━━━━━ Input

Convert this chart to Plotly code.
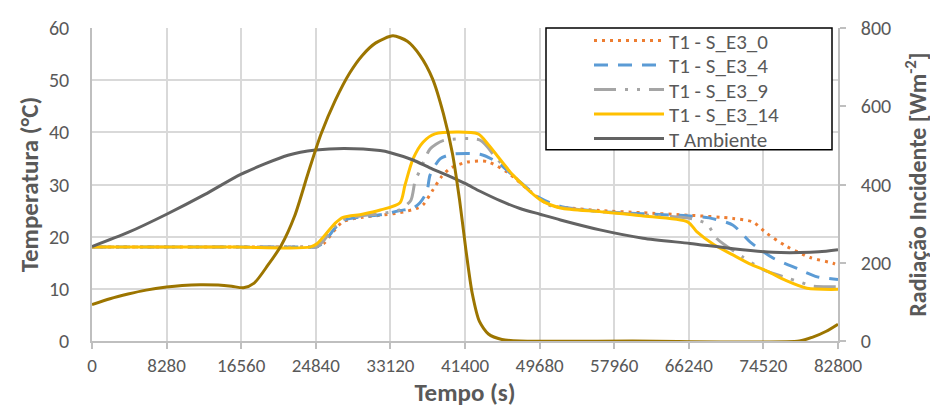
import plotly.graph_objects as go

# ---- data ----
t_amb = [0, 4000, 8280, 12540, 16560, 21750, 24840, 28000, 31970, 33120, 35630, 37500, 39400, 41400,
         43070, 45290, 47500, 49730, 52000, 56380, 61160, 66370, 71150, 75590, 78590, 80700, 82800]
T_amb = [18.1, 20.8, 24.3, 28.1, 32.0, 35.6, 36.6, 36.9, 36.5, 36.1, 34.7, 33.2, 31.8, 30.2,
         28.7, 26.9, 25.4, 24.3, 23.2, 21.3, 19.7, 18.7, 17.7, 17.0, 16.95, 17.1, 17.5]

t_e0 = [0, 8000, 16000, 24000, 24840, 25800, 26800, 27860, 30000, 32000, 34190, 36000, 36740, 37850, 38800,
        39740, 41620, 43840, 46060, 48620, 50830, 53000, 56380, 61000, 66370, 71150, 73370, 74920, 77140,
        79700, 82250, 82800]
T_e0 = [18, 18, 18, 18, 18, 18.8, 21.0, 22.9, 23.7, 24.1, 24.6, 25.4, 26.1, 29.0, 31.5,
        33.1, 34.3, 34.4, 32.4, 28.7, 26.0, 25.5, 25.0, 24.6, 24.1, 23.5, 22.8, 20.6, 18.1,
        16.0, 14.9, 14.5]

t_e4 = [0, 8000, 16000, 24000, 24840, 25800, 26800, 27860, 30000, 32000, 34190, 35630, 36400, 37180, 37520,
        38630, 40000, 43070, 44960, 47510, 49730, 52000, 56380, 61000, 66040, 68500, 71150, 73030, 75590,
        78250, 80500, 82800]
T_e4 = [18, 18, 18, 18, 18, 19.0, 21.3, 23.1, 23.8, 24.2, 25.0, 25.5, 26.5, 28.7, 31.8,
        34.9, 35.8, 35.8, 34.3, 30.5, 27.4, 25.8, 24.8, 24.4, 24.0, 23.6, 22.2, 19.0, 15.9,
        13.9, 12.3, 11.8]

t_e9 = [0, 8000, 16000, 24000, 24840, 25700, 26700, 27860, 30000, 32000, 34190, 35400, 35850, 36400, 37520,
        38960, 43070, 44960, 48620, 50830, 53000, 56380, 61000, 66710, 68260, 69370, 72150, 74480, 77140,
        78590, 80030, 82800]
T_e9 = [18, 18, 18, 18, 18, 19.2, 21.5, 23.3, 24.0, 24.4, 25.2, 27.0, 30.6, 32.7, 36.8,
        38.4, 38.5, 34.9, 28.7, 26.0, 25.4, 24.8, 24.2, 23.4, 22.4, 19.6, 16.2, 13.7, 12.1,
        11.3, 10.5, 10.4]

t_e14 = [0, 8000, 16000, 24200, 25000, 26000, 27000, 27860, 30000, 32000, 34190, 34740, 35630, 36740, 38070,
         42840, 44000, 46730, 49730, 52000, 56380, 61000, 66150, 67150, 69000, 71140, 73000, 74920, 77000,
         79360, 82800]
T_e14 = [18, 18, 18, 18, 18.7, 20.6, 22.6, 23.7, 24.3, 25.1, 26.5, 29.9, 34.9, 38.1, 39.7,
         39.7, 37.6, 31.8, 27.1, 25.5, 24.8, 24.0, 22.8, 20.9, 18.5, 16.5, 14.8, 13.4, 11.6,
         10.1, 9.9]

t_rad = [0, 2000, 4000, 6000, 8280, 10000, 12000, 14000, 15500, 16800, 18000, 19500, 21000, 22500, 24000,
         25420, 27000, 28600, 30000, 31500, 33400, 35000, 36400, 37800, 39000, 40000, 40800, 41500, 42200,
         43000, 44000, 45500, 47500, 60000, 78500, 80000, 81500, 82800]
R_rad = [93, 108, 120, 130, 138, 142, 144, 143, 140, 136, 148, 193, 244, 320, 430,
         529, 615, 685, 730, 762, 780, 766, 730, 670, 581, 480, 360, 233, 122,
         50, 18, 4, 0, 0, 0, 10, 25, 43]

x_ticks = [0, 8280, 16560, 24840, 33120, 41400, 49680, 57960, 66240, 74520, 82800]

FONT = "Carlito, Calibri, Lato, sans-serif"
TXT = "#595959"
GRID = "#D9D9D9"
AXL = "#BFBFBF"

# page offset (html body margin) compensation: plot area should sit at page x 92..838, y 22..341
ML, MT = 84, 14
PW, PH = 746, 319

fig = go.Figure()
series = [
    ("T1 - S_E3_0", t_e0, T_e0, "#ED7D31", "3px,5px"),
    ("T1 - S_E3_4", t_e4, T_e4, "#5B9BD5", "14px,10px"),
    ("T1 - S_E3_9", t_e9, T_e9, "#A5A5A5", "22px,9px,3px,9px,3px,9px"),
    ("T1 - S_E3_14", t_e14, T_e14, "#FFC000", "solid"),
    ("T Ambiente", t_amb, T_amb, "#636363", "solid"),
]
legend_names = ["legend", "legend2", "legend3", "legend4", "legend5"]
row_centers = [35, 60, 85, 110, 135]  # page y of legend rows
legend_layouts = {}
for (name, t, v, c, d), lg, yc in zip(series, legend_names, row_centers):
    fig.add_trace(go.Scatter(x=t, y=v, name=name, mode="lines", legend=lg,
                             line=dict(color=c, width=3, dash=d, shape="spline", smoothing=0.7)))
    legend_layouts[lg] = dict(x=(589 - 92) / PW, y=(341 - yc) / PH, xanchor="left", yanchor="middle",
                              bgcolor="rgba(0,0,0,0)", borderwidth=0, itemwidth=70,
                              font=dict(family=FONT, size=21, color=TXT))

fig.add_trace(go.Scatter(x=t_rad, y=R_rad, name="Radiação", mode="lines", yaxis="y2", showlegend=False,
                         line=dict(color="#9C7500", width=3, shape="spline", smoothing=0.7)))

fig.update_layout(
    width=938, height=410,
    margin=dict(l=ML, r=938 - ML - PW, t=MT, b=410 - MT - PH),
    paper_bgcolor="white", plot_bgcolor="white",
    font=dict(family=FONT, size=20, color=TXT),
    showlegend=True,
    xaxis=dict(range=[0, 82800], tickmode="array", tickvals=x_ticks,
               ticktext=[str(v) for v in x_ticks],
               showgrid=True, gridcolor=GRID, gridwidth=1.5,
               showline=True, linecolor=AXL, linewidth=1.5,
               ticks="outside", ticklen=6, tickcolor=AXL, tickwidth=1.5,
               zeroline=False, automargin=False,
               title=dict(text="<b>Tempo (s)</b>", font=dict(family=FONT, size=25, color=TXT), standoff=8),
               tickfont=dict(family=FONT, size=19, color=TXT)),
    yaxis=dict(range=[0, 60], dtick=10, showgrid=True, gridcolor=GRID, gridwidth=1.5,
               showline=True, linecolor=AXL, linewidth=1.5, automargin=False,
               ticks="", zeroline=False, ticklabelstandoff=17,
               title=dict(text="<b>Temperatura (°C)</b>", font=dict(family=FONT, size=25, color=TXT), standoff=3),
               tickfont=dict(family=FONT, size=20, color=TXT)),
    yaxis2=dict(range=[0, 800], dtick=200, overlaying="y", side="right", showgrid=False,
                showline=True, linecolor=AXL, linewidth=1.5, automargin=False,
                ticks="outside", ticklen=6, tickcolor=AXL, tickwidth=1.5, zeroline=False,
                ticklabelstandoff=11,
                title=dict(text="<b>Radiação Incidente [Wm<sup>-2</sup>]</b>",
                           font=dict(family=FONT, size=24, color=TXT), standoff=19),
                tickfont=dict(family=FONT, size=20, color=TXT)),
    shapes=[dict(type="rect", xref="paper", yref="paper",
                 x0=(546 - 92) / PW, x1=(832 - 92) / PW,
                 y0=(341 - 146) / PH, y1=1.0,
                 line=dict(color="black", width=1.5), fillcolor="white", layer="above")],
    **legend_layouts,
)

fig.write_html("out.html")
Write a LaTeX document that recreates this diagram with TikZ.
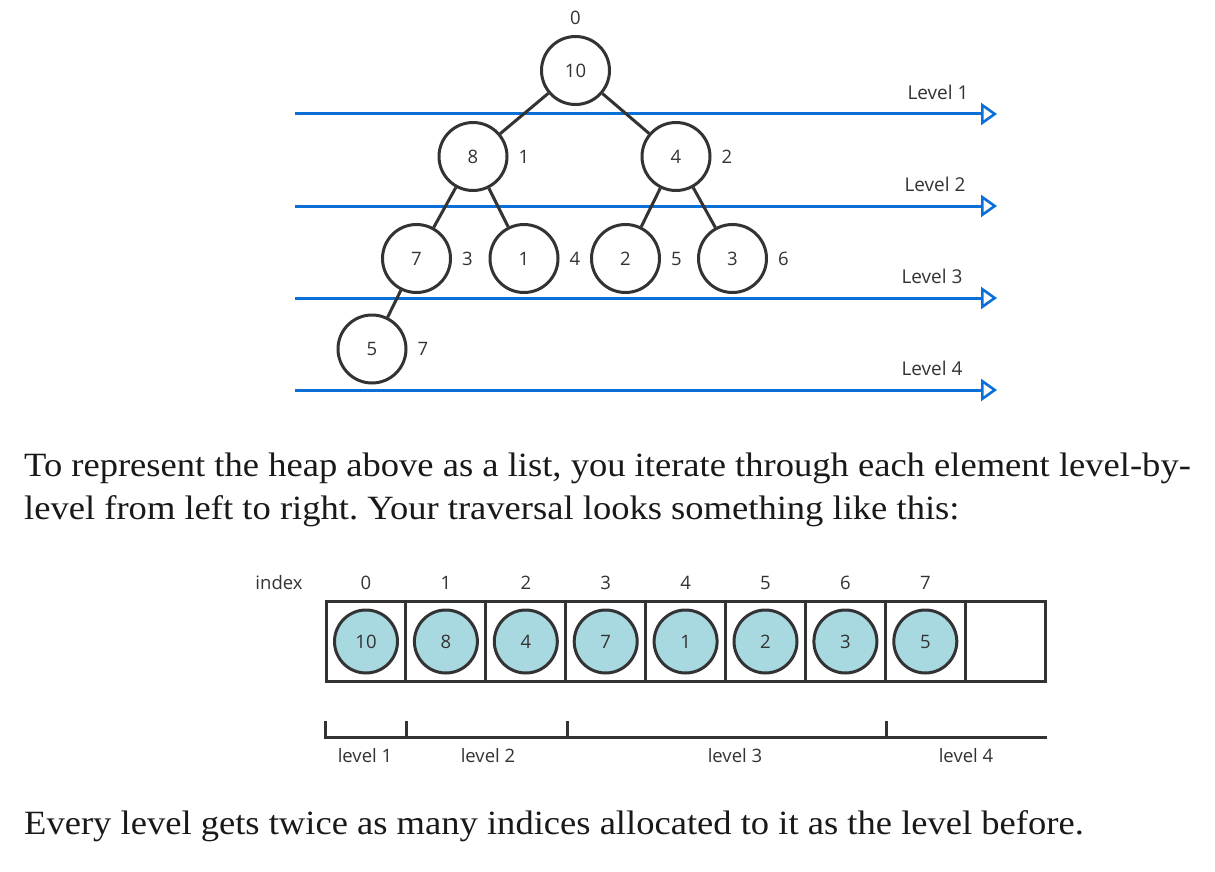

━━━━━━━━━━

*What is being asked*. Please give again the entries word for word, starting at the first line and ending with the line that contains "import plotly.graph_objects as go"; include both of those lines but none of the pictures.

*Written response*.
Convert this chart to Plotly code.
import plotly.graph_objects as go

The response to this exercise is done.